Bob Deffinbaugh: Consider the appeal of the offer from the devil’s viewpoint.
Jesus’ Condition The Devil’s Offer Deprived – tired, hungry Splendor, not suffering Alone with the wild animals116 Significance, not obscurity Waiting indefinitely Instant results, not delayed Nothing accomplished Power to do what He wanted
To each condition of Jesus the devil offered a solution. The last one is the key to this temptation. In answering the first two temptations, Jesus had already resisted the first three aspects of the devil’s third temptation. He would not turn stones into bread to stop His suffering from hunger. He would not jump off the highest point of the temple to get instant notoriety. In neither temptation would He succumb to the lure of a shortcut to get instant results. The devil then added another element to make up a new and enticing package: “You can have splendor, significance and instant results, AND you can serve God while you do it. That’s what you want to do, isn’t it? Serve God? What have you done with your life so far, Jesus? Been a carpenter’s son, huh? Look, I’ll give you the kingdoms, and you may do with them as you wish. You’re a king, aren’t you? Inaugurate the kingdom of God on earth, if that’s what you want to do. Free Israel from Roman rule. Establish justice in the world. Take care of the poor. Bring about world peace. Wouldn’t that please God? Do it without suffering! Do it successfully! Do it now! YOU CAN HAVE IT ALL!”
B. (:9) Specific Area of Temptation
“and he said to Him,
‘All these things will I give You, if You fall down and worship me.’”
Craig Blomberg: After having tempted Jesus to satisfy a legitimate bodily appetite in an illegitimate way and then to use his supernatural power to rebel against God even while seeming to demonstrate great faith, Satan now makes the most brazen offer of all. He will give Jesus all the kingdoms of the world in return for worship. Ironically, Jesus would receive this glory anyway after his death and resurrection; but here the devil tries to seduce him with instant power, authority, and wealth apart from the way of the cross. Satan regularly tempts Christians in the same way— with the success syndrome, empire building, or alleged guarantees of health and wealth. But the devil’s price is damning. He requires nothing short of selling one’s soul in worshiping him, which leads inexorably to eternal judgment. Whatever joy and power he can offer vanishes with death. Jesus rightly rejects the devil’s offer and quotes Deuteronomy for a third time (Deut 6:13). Only one is worthy of worship, the One who redeemed Israel from Egypt, the Lord God Yahweh himself. Jesus’ insistence on worshiping God alone makes the characteristic Matthean theme of worshiping Jesus (e.g., 2:2; 8:2; 9:18; 14:33; 15:25; 20:20; 28:17) all the more significant as evidence for his divinity.
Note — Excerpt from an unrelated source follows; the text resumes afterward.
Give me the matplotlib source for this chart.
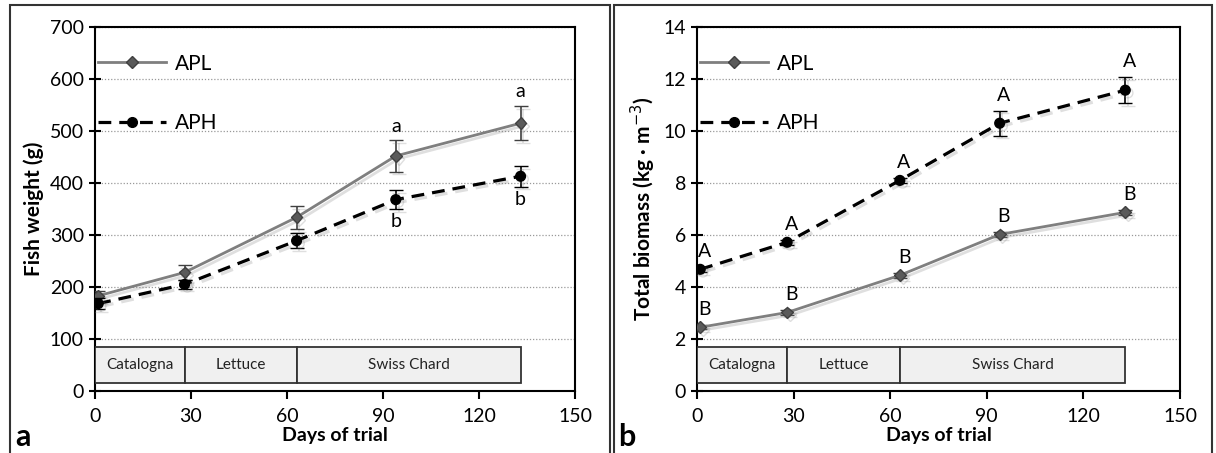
import matplotlib.pyplot as plt
import matplotlib.patheffects as pe
from matplotlib.patches import Rectangle
from matplotlib.lines import Line2D

plt.rcParams['font.family'] = ['Lato', 'DejaVu Sans']

days = [1, 28, 63, 94, 133]

# panel a: fish weight (g)
apl_w = [183, 228, 334, 452, 515]
apl_w_err = [10, 14, 22, 30, 33]
aph_w = [168, 205, 289, 368, 413]
aph_w_err = [10, 8, 14, 18, 20]

# panel b: total biomass (kg m-3)
apl_b = [2.45, 3.02, 4.45, 6.02, 6.87]
apl_b_err = [0.08, 0.08, 0.1, 0.1, 0.1]
aph_b = [4.68, 5.72, 8.1, 10.3, 11.57]
aph_b_err = [0.1, 0.1, 0.1, 0.48, 0.5]

# crop periods
crops = ['Catalogna', 'Lettuce', 'Swiss Chard']
crop_start = [0, 28, 63]
crop_end = [28, 63, 133]

letters_w_top = ['', '', '', 'a', 'a']
letters_w_bot = ['', '', '', 'b', 'b']
letters_b_aph = ['A', 'A', 'A', 'A', 'A']
letters_b_apl = ['B', 'B', 'B', 'B', 'B']

fig = plt.figure(figsize=(12.16, 4.53), dpi=100)

shadow = [pe.SimpleLineShadow(offset=(2, -2), alpha=0.25, shadow_color='gray'), pe.Normal()]

apl_style = dict(color='#7f7f7f', lw=2, marker='D', ms=6, mfc='#5a5a5a', mec='#404040')
aph_style = dict(color='black', lw=2.3, ls=(0, (4, 2.5)), marker='o', ms=7, mfc='black', mec='black')


def draw_panel(ax, apl, apl_err, aph, aph_err, ymax, ystep, box_lo, box_hi, ylabel):
    ax.errorbar(days, apl, yerr=apl_err, capsize=5, elinewidth=1.2, ecolor='#404040',
                zorder=4, path_effects=shadow, **apl_style)
    ax.errorbar(days, aph, yerr=aph_err, capsize=5, elinewidth=1.2, ecolor='black',
                zorder=5, path_effects=shadow, **aph_style)
    for s, e, name in zip(crop_start, crop_end, crops):
        ax.add_patch(Rectangle((s, box_lo), e - s, box_hi - box_lo, facecolor='#f0f0f0',
                               edgecolor='#333333', lw=1.3, zorder=3))
        ax.text((s + e) / 2, (box_lo + box_hi) / 2, name, ha='center', va='center',
                fontsize=11, color='#222222', zorder=4)
    ax.set_xlim(0, 150)
    ax.set_ylim(0, ymax)
    ax.set_xticks(range(0, 151, 30))
    ax.set_yticks([ystep * i for i in range(int(ymax / ystep) + 1)])
    ax.yaxis.grid(True, ls=(0, (1, 1.5)), color='#999999', lw=0.9)
    ax.set_axisbelow(True)
    ax.tick_params(axis='y', direction='inout', length=8, width=1.5, labelsize=14, pad=4)
    ax.tick_params(axis='x', direction='out', length=6, width=1.5, labelsize=14, pad=6)
    for sp in ax.spines.values():
        sp.set_linewidth(1.5)
    ax.set_xlabel('Days of trial', fontsize=14, fontweight='bold', labelpad=2)
    ax.set_ylabel(ylabel, fontsize=15, fontweight='bold', labelpad=4)
    handles = [Line2D([], [], **apl_style), Line2D([], [], **aph_style)]
    ax.legend(handles, ['APL', 'APH'], loc='upper left', frameon=False, fontsize=15,
              handlelength=3.3, labelspacing=1.9, borderaxespad=0.0, handletextpad=0.4,
              borderpad=0.4, bbox_to_anchor=(-0.012, 0.95))


ax1 = fig.add_axes([95 / 1216, 62 / 453, 480 / 1216, 364 / 453])
draw_panel(ax1, apl_w, apl_w_err, aph_w, aph_w_err, 700, 100, 15, 85, 'Fish weight (g)')
for d, v, err, t in zip(days, apl_w, apl_w_err, letters_w_top):
    if t:
        ax1.annotate(t, (d, v + err), xytext=(0, 4), textcoords='offset points',
                     ha='center', va='bottom', fontsize=14)
for d, v, err, t in zip(days, aph_w, aph_w_err, letters_w_bot):
    if t:
        ax1.annotate(t, (d, v - err), xytext=(0, -3), textcoords='offset points',
                     ha='center', va='top', fontsize=14)

ax2 = fig.add_axes([697 / 1216, 62 / 453, 483 / 1216, 364 / 453])
draw_panel(ax2, apl_b, apl_b_err, aph_b, aph_b_err, 14, 2, 0.3, 1.7,
           'Total biomass (kg · m$^{-3}$)')
for d, v, err, t in zip(days, aph_b, aph_b_err, letters_b_aph):
    ax2.annotate(t, (d, v + err), xytext=(3, 5), textcoords='offset points',
                 ha='center', va='bottom', fontsize=14)
for d, v, err, t in zip(days, apl_b, apl_b_err, letters_b_apl):
    ax2.annotate(t, (d, v + err), xytext=(3, 5), textcoords='offset points',
                 ha='center', va='bottom', fontsize=14)

fig.text(15 / 1216, 1 - 437 / 453, 'a', fontsize=22, fontweight='bold', va='center')
fig.text(618 / 1216, 1 - 437 / 453, 'b', fontsize=22, fontweight='bold', va='center')

# panel frames
fig.add_artist(Rectangle((10 / 1216, -0.02), 600 / 1216, 1.01, transform=fig.transFigure,
                         fill=False, edgecolor='#333333', lw=1.5))
fig.add_artist(Rectangle((614 / 1216, -0.02), 598 / 1216, 1.01, transform=fig.transFigure,
                         fill=False, edgecolor='#333333', lw=1.5))

fig.savefig('out.png', dpi=100)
Bob Deffinbaugh: The devil would have liked for Jesus to believe that after bowing down before him, He would be finished with him. Worship signifies several things, however:
- allegiance to the one who is worshiped (there is a duty of loyalty);
- the superiority of the one who is worshiped (worship flows from inferior to superior);
- dependence of the worshiper on the one who is worshiped (the worshiper acknowledges that he is not sufficient without the one who is worshiped).
Jesus realized that the symbolic act of bowing down and worshiping the devil would also carry with it a continuing obligation.
C. (:10) Scripture Quotation of Rebuttal
“Then Jesus said to him, ‘Begone, Satan!
For it is written, ‘You shall worship the Lord your God, and serve Him only.’”
Warren Wiersbe: Notice that Luke’s account reverses the order of the second and third temptations as recorded in Matthew. The word then in Matthew 4:5 seems to indicate sequence. Luke only uses the simple conjunction “and” and does not say he is following a sequence. Our Lord’s command at the end of the third temptation (“Get thee hence, Satan”) is proof that Matthew followed the historical order. There is no contradiction since Luke did not claim to follow the actual sequence.
Grant Osborne: Now the impetus shifts to Jesus, for Satan has to obey his command to leave (4:11). The use of the imperative and the brevity of the command are frequent in exorcisms (8:32; cf. Mark 1:25); Jesus takes charge, and the battle is over. The victory belongs to Jesus, and Satan can only skulk away.
A. Departure of the Devious Devil
“Then the devil left Him;”
B. Arrival of Ministering Angels
“and behold, angels came and began to minister to Him.”
D. A. Carson: Though the conflict has barely begun, the pattern of obedience and trust has been established. He has learned to resist the devil (cf. Jas 4:7). The angelic help is not some passing blessing but a sustained one (the imperfect tense is probably significant). Jesus had refused to relieve his hunger by miraculously turning stones to bread; now he is fed supernaturally (diēkonoun, “attended,” GK 1354, is often used in connection with food; e.g., Mt 8:15; 25:44; 27:55; Ac 6:2; cf. Elijah in 1Ki 19:6–7). He had refused to throw himself off the temple heights in the hope of angelic help; now angels feed him. He had refused to take a shortcut to inherit the kingdom of the world; now he fulfills Scripture by beginning his ministry and announcing the kingdom in Galilee of the Gentiles (vv.12–17).